Lo sapremo al più presto, dato che l’attuale situazione di incertezza non potrà durare a lungo. Quel che è certo, e che dobbiamo sottolineare, alla faccia di chi non credeva alla possibilità di rivolte estese e persistenti in tutta la regione, è che con l’Egitto l’incendio della prateria nord-africana ha raggiunto il suo punto più sensibile e decisivo. Quella in corso è dunque una battaglia decisiva, non solo per il futuro di quel popolo, ma per le stesse prospettive del movimento di lotta in tutta l’area.

Infine due parole sul nostro Paese, a conferma delle oscillazioni occidentali e del puntuale allineamento italiano con Washington.
Ecco cosa diceva, non più tardi di due giorni, il ministro degli esteri Frattini a Radio anch’io: «Speriamo che il presidente egiziano Mubarak continui, come ha sempre fatto, a governare il suo paese con saggezza e lungimiranza». Ed ancora: «Tutto il mondo considera l’Egitto un punto di riferimento per il processo di pace che non può venir meno». Insomma: «La situazione egiziana non  è comparabile a quella tunisina: in Egitto vi sono delle pulsioni del fondamentalismo islamico, dell’estremismo radicale…».

Oggi, in parallelo a Washington, la disinvolta correzione di rotta.

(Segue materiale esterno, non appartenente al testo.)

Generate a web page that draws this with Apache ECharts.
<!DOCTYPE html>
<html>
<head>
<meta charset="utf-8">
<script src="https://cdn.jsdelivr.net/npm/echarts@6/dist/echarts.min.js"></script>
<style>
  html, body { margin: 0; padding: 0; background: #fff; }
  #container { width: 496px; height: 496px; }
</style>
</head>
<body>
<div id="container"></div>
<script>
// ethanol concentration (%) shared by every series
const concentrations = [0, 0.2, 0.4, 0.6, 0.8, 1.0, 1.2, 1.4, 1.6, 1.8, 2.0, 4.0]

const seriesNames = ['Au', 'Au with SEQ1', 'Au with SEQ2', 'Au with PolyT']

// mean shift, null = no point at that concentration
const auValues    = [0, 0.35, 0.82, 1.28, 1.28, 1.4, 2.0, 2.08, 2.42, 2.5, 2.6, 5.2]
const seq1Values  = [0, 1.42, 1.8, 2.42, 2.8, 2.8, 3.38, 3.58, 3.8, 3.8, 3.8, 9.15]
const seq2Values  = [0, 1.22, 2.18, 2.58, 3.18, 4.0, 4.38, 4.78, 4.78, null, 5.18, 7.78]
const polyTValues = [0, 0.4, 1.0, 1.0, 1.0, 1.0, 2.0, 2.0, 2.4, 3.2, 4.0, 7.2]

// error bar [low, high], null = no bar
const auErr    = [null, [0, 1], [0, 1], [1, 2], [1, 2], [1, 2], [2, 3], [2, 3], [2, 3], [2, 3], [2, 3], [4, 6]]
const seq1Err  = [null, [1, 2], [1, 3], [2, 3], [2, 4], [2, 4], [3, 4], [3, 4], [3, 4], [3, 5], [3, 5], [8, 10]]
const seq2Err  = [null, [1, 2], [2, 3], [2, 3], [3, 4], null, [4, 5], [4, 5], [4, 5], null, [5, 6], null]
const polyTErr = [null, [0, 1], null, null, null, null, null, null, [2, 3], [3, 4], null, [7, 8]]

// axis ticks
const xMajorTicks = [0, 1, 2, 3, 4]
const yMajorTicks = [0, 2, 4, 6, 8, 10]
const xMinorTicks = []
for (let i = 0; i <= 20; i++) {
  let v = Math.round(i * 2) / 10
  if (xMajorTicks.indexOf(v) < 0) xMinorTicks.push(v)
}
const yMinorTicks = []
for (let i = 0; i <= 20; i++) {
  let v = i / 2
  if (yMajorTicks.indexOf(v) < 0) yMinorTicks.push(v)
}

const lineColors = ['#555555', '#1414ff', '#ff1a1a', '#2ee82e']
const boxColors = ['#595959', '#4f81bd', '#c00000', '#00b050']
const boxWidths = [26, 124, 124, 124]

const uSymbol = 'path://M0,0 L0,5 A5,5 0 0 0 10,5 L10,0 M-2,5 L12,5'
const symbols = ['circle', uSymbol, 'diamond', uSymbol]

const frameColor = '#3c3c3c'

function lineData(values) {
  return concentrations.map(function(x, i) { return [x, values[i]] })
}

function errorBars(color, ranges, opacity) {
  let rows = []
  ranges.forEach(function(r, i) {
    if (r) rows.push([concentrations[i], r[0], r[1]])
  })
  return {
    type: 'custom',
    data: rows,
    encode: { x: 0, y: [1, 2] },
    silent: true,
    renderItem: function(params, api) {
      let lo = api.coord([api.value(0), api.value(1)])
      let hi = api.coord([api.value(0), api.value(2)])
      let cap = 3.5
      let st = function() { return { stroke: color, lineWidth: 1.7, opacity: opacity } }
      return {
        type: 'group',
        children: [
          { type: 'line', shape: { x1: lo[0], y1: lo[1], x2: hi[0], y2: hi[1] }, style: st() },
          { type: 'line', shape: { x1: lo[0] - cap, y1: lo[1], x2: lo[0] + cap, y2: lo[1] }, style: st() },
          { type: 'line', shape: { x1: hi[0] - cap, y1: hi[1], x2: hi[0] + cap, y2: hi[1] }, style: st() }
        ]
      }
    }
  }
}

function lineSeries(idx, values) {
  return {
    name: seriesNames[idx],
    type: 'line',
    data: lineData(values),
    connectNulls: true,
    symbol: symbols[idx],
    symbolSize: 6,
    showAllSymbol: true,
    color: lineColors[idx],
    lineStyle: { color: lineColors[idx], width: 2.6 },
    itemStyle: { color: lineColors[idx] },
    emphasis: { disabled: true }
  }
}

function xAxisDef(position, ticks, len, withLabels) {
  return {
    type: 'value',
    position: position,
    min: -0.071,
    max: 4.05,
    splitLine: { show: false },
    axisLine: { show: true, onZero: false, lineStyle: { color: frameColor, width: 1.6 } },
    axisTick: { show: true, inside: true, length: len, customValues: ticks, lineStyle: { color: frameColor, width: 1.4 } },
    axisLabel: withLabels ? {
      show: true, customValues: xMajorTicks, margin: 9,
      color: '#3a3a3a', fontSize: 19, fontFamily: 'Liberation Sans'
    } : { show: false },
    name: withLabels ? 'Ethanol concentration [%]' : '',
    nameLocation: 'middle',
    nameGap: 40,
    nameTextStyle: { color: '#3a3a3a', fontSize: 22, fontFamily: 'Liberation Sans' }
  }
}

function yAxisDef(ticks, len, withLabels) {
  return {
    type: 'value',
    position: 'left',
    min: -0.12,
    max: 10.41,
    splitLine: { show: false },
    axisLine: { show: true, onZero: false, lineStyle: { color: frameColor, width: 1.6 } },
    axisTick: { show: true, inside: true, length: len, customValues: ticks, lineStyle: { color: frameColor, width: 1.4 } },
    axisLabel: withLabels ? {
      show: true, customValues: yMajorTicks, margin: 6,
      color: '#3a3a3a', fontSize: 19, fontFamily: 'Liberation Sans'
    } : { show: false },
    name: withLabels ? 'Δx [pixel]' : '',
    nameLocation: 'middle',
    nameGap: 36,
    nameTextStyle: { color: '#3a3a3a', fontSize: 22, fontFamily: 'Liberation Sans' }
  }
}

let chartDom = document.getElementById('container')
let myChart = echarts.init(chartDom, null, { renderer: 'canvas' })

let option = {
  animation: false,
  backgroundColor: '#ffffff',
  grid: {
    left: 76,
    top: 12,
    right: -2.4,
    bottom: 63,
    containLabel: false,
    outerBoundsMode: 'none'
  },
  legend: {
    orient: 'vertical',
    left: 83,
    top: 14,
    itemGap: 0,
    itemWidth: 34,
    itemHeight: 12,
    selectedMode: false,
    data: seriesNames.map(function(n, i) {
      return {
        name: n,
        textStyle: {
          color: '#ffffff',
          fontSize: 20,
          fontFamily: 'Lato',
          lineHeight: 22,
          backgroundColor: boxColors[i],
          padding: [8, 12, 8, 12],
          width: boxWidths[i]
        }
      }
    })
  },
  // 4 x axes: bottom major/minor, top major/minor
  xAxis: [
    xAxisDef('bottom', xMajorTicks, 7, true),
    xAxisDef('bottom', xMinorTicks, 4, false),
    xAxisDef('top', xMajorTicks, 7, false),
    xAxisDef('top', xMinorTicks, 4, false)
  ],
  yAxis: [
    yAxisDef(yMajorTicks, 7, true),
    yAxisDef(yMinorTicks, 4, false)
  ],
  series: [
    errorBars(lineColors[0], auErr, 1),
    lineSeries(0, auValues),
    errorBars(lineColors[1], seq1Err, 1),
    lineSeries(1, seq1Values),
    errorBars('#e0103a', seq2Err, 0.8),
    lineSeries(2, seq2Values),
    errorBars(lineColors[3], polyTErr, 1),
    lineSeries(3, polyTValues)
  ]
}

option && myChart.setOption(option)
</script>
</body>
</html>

La Farnesina ha chiesto «l’immediata cessazione di ogni violenza», «il rispetto delle libertà civili, di espressione e comunicazione incluso il diritto allo svolgimento di manifestazioni pacifiche».
Il tentativo è chiaro e non è certo della sola Italia. Ma le parole sulla «saggezza di Mubarak», e quelle sulla priorità della lotta alle forze islamiche, mettono in luce, ancora una volta, il ruolo di “prima della classe”  al servizio degli Usa e di Israele (vedi anche la posizione su Gaza) che l’Italia vuol giocare in Medio Oriente.